Crackdown forces student protest leaders into hiding
MANAGUA, Nicaragua — Jairo Bonilla was inside a Managua seminary last spring during a break in Catholic Church mediated talks to try to end Nicaragua’s bloody political crisis when two fellow students approached him with a threat.
“You’re going to pay,” warned one of them, Leonel Morales, the president of the government-backed student union at Nicaragua Polytechnic University, where they both studied. “Your family is going to cry tears of blood.”
That was then. Now the 20-year-old, a leader of student protests against President Daniel Ortega’s government, is in hiding, trying to ignore the threats that come regularly on Facebook and in menacing text messages. He has survived four months of resistance to Ortega’s government, but the student movement he helps lead is now largely underground.
Hundreds of people have been killed in the government’s brutal suppression of the monthslong protests that erupted in April. More than 2,000 people have been detained as security forces search for those who took part, including about 320 still in custody. Many say they have been abused at the hands of the authorities, including severe beatings and torture. The common refrain of “We’re not scared!” chanted at the early student marches, is seldom heard any more.
“Ortega achieved his objective,” Bonilla said in a recent interview, held at a secret location. “He made us feel fear.”
Chased off their college campuses, the future is uncertain for the students who have stood up to Ortega.
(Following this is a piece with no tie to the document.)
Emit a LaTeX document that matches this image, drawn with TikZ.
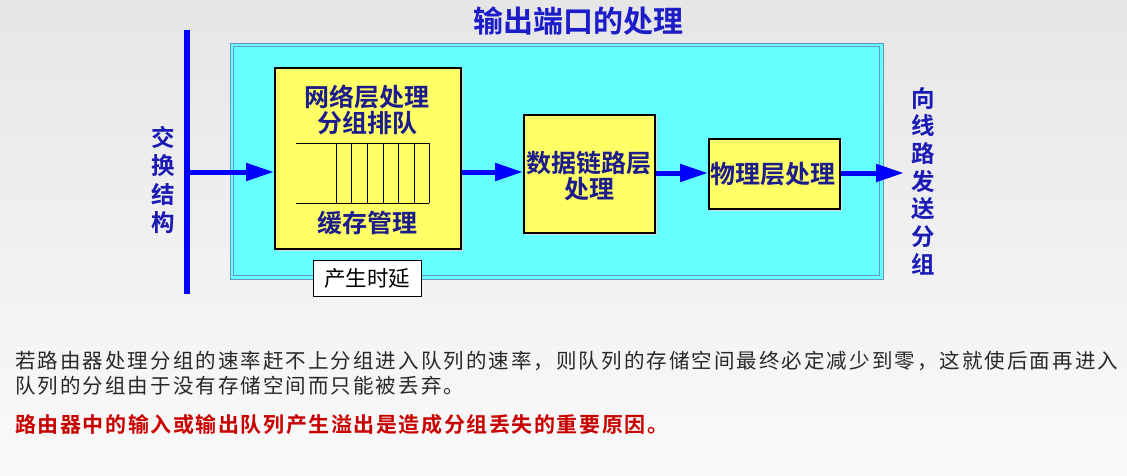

Many have fled the country, others are scattered about in safe houses. Some are recovering from bullet wounds they suffered during the government crackdown, while Bonilla and other student leaders try to rally the attention of the international community and plan how to maintain pressure at home.
Bonilla joined the uprising against Ortega’s government in mid-April, angered like many of his classmates by the violent government response to protests by retirees angry over cuts in social security benefits. After the marches quickly evolved into a general call for Ortega’s ouster and student casualties mounted, Bonilla volunteered to represent his fellow students in the church-mediated talks to try to end the crisis.
That effort was shortlived. In a fiery speech in July, Ortega accused the Roman Catholic bishops organizing the mediation of being “coup mongers” seeking his ouster and said they were unqualified to be mediators. The talks have not restarted.
With control of the country’s universities and other opposition bastions now firmly in government hands, Ortega, who has been in power since 2007, has vowed to remain in office until at least 2021, when his latest term ends. He has dismissed those who participated in the protests as “terrorists” manipulated by outside forces.
There is now a tense calm in Managua, following the violent government crackdown. But there is little activity after nightfall; many restaurants are shuttered and people rush home at dusk, fearful of masked armed civilians working in coordination with the police who patrol the city.